Tuesday, May 24, 2005

 
The number 1 thing that I do for amusement presently is teasing Nic to no end about his alleged schoolgirl fetish. : ) But he knows I am only kidding. I don't really think he has that fetish or a fetish of any sort, but when he made that 'good girl' remark, I thought the opportunity to make a dig at him was too good to pass up. Well, when opportunities present themselves, sieze them!

My mood has lightened up quite a bit over the long weekend. Fuck that. It's no big deal. Life is unfair. That's not exactly a news flash. I can either sit around and mope, feeling most sorry for myself, or I can just make the best out of what I have got. It's not easy to swallow all of these, but I am getting there. Still trying very hard. I don't want my whole identity to be defined by resentment, anger, bitterness, indignance and self-pity. It's not going to change anything but it's certainly going to make my life very much worse. So this is the breakthrough I achieved over the weekend.

And I feel like leaving my present job. My boss is nice. It's not about him. But sometimes I can't help but wonder is it me or what? Maybe my people skills suck. Maybe I really need to take a lesson to learn how to develop people skills. My colleagues badmouth me behind my back. It's not only the girls who are bitchy. The guys alienate me too. Basic goodwill and courtesy beyond the call of duty is virtually non-existent when they are dealing with me.

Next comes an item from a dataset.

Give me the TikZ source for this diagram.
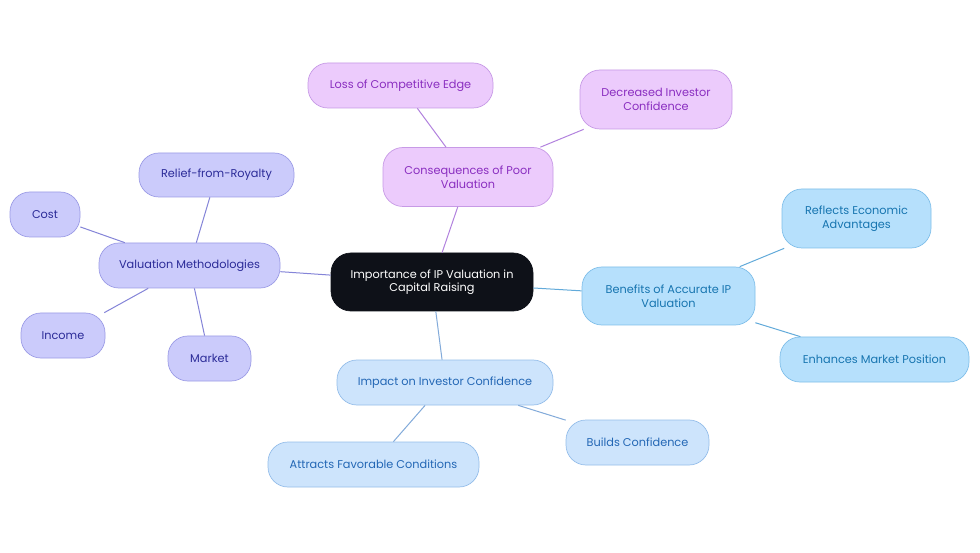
\documentclass[tikz,border=0pt]{standalone}
\usepackage{fontspec}
\setmainfont{Poppins}
\definecolor{pfill}{HTML}{ECCBFC}
\definecolor{pdraw}{HTML}{C79AE6}
\definecolor{ptext}{HTML}{8A2EC0}
\definecolor{pedge}{HTML}{B282DE}
\definecolor{lfill}{HTML}{CBCBFB}
\definecolor{ldraw}{HTML}{9C9CE6}
\definecolor{ltext}{HTML}{2B2B98}
\definecolor{ledge}{HTML}{8484D8}
\definecolor{bfill}{HTML}{B6E0FC}
\definecolor{bdraw}{HTML}{80BFEA}
\definecolor{btext}{HTML}{1775B0}
\definecolor{bedge}{HTML}{62AADA}
\definecolor{ifill}{HTML}{CDE4FC}
\definecolor{idraw}{HTML}{95BEEA}
\definecolor{itext}{HTML}{2367B5}
\definecolor{iedge}{HTML}{82AADA}
\definecolor{cfill}{HTML}{0E1118}
\begin{document}
\begin{tikzpicture}[x=1pt,y=-1pt,
  box/.style={rounded corners=20pt, align=center, inner sep=0pt, font=\fontsize{11.3}{13.5}\selectfont, line width=0.7pt},
  pbox/.style={box, fill=pfill, draw=pdraw, text=ptext},
  lbox/.style={box, fill=lfill, draw=ldraw, text=ltext},
  bbox/.style={box, fill=bfill, draw=bdraw, text=btext},
  ibox/.style={box, fill=ifill, draw=idraw, text=itext},
  cbox/.style={box, fill=cfill, draw=cfill, text=white},
  pline/.style={draw=pedge, line width=1pt},
  lline/.style={draw=ledge, line width=1pt},
  bline/.style={draw=bedge, line width=1pt},
  iline/.style={draw=iedge, line width=1pt}]
\useasboundingbox (0,0) rectangle (980,553);
\fill[white] (0,0) rectangle (980,553);
% nodes
\node[cbox, minimum width=202pt, minimum height=58pt] (c) at (432,282) {Importance of IP Valuation in\\Capital Raising};
\node[pbox, minimum width=170pt, minimum height=59pt] (cons) at (468,177) {Consequences of Poor\\Valuation};
\node[pbox, minimum width=185pt, minimum height=45pt] (loss) at (400.5,85.5) {Loss of Competitive Edge};
\node[pbox, minimum width=152pt, minimum height=59pt] (dec) at (656,99.5) {Decreased Investor\\Confidence};
\node[lbox, minimum width=181pt, minimum height=45pt] (vm) at (189.5,265.5) {Valuation Methodologies};
\node[lbox, minimum width=155pt, minimum height=44pt] (rr) at (216.5,175) {Relief-from-Royalty};
\node[lbox, minimum width=70pt, minimum height=45pt] (cost) at (45,214.5) {Cost};
\node[lbox, minimum width=84pt, minimum height=45pt] (inc) at (63,335.5) {Income};
\node[lbox, minimum width=83pt, minimum height=45pt] (mkt) at (209.5,358.5) {Market};
\node[bbox, minimum width=173pt, minimum height=58pt] (ben) at (668.5,296) {Benefits of Accurate IP\\Valuation};
\node[bbox, minimum width=149pt, minimum height=59pt] (ref) at (856.5,218.5) {Reflects Economic\\Advantages};
\node[bbox, minimum width=189pt, minimum height=45pt] (enh) at (874.5,359.5) {Enhances Market Position};
\node[ibox, minimum width=216pt, minimum height=45pt] (imp) at (445,382.5) {Impact on Investor Confidence};
\node[ibox, minimum width=143pt, minimum height=45pt] (bld) at (637.5,442.5) {Builds Confidence};
\node[ibox, minimum width=211pt, minimum height=45pt] (att) at (373.5,464.5) {Attracts Favorable Conditions};
% edges
\path[pline] (c) -- (cons);
\path[pline] (cons) -- (loss);
\path[pline] (cons) -- (dec);
\path[lline] (c) -- (vm);
\path[lline] (vm) -- (rr);
\path[lline] (vm) -- (cost);
\path[lline] (vm) -- (inc);
\path[lline] (vm) -- (mkt);
\path[bline] (c) -- (ben);
\path[bline] (ben) -- (ref);
\path[bline] (ben) -- (enh);
\path[iline] (c) -- (imp);
\path[iline] (imp) -- (bld);
\path[iline] (imp) -- (att);
\end{tikzpicture}
\end{document}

I don't mind eating lunch alone. I am pretty much a loner at work anyway and don't really relish the idea of having to engage myself in mindless gossips for another hour. God no, not even a minute longer than absolutely necessary. Just that it feels absolutely depressing to be ostracised like that. It's back to high school once more. WTF is wrong? And we have a drink and chill team bonding session this Friday at a club. I am in two minds as to whether to go or not. At least when we are at work, to some extent they have to meet the professional obligation of being civil. Once we are in a social setting, I think I am on my own. No one will feel the need to speak with me. I will look most pitiful. And invariably, some kind souls will want to involve me, and I will look more pitiful. I feel like getting Nic to go with me, as my date. So at least I will have his company, and to others, I will not seem like such a lonely soul. It will also be a good chance for Nic to observe my social skills and he can help me understand where my problem seems to lie. But I don't know if the rest of them are bringing dates along. If they aren't, I will be caught in an anomalous position and will once again be the target of unsavory gossips.

Bummer. I hate weekdays. I can't wait for the weekend to come.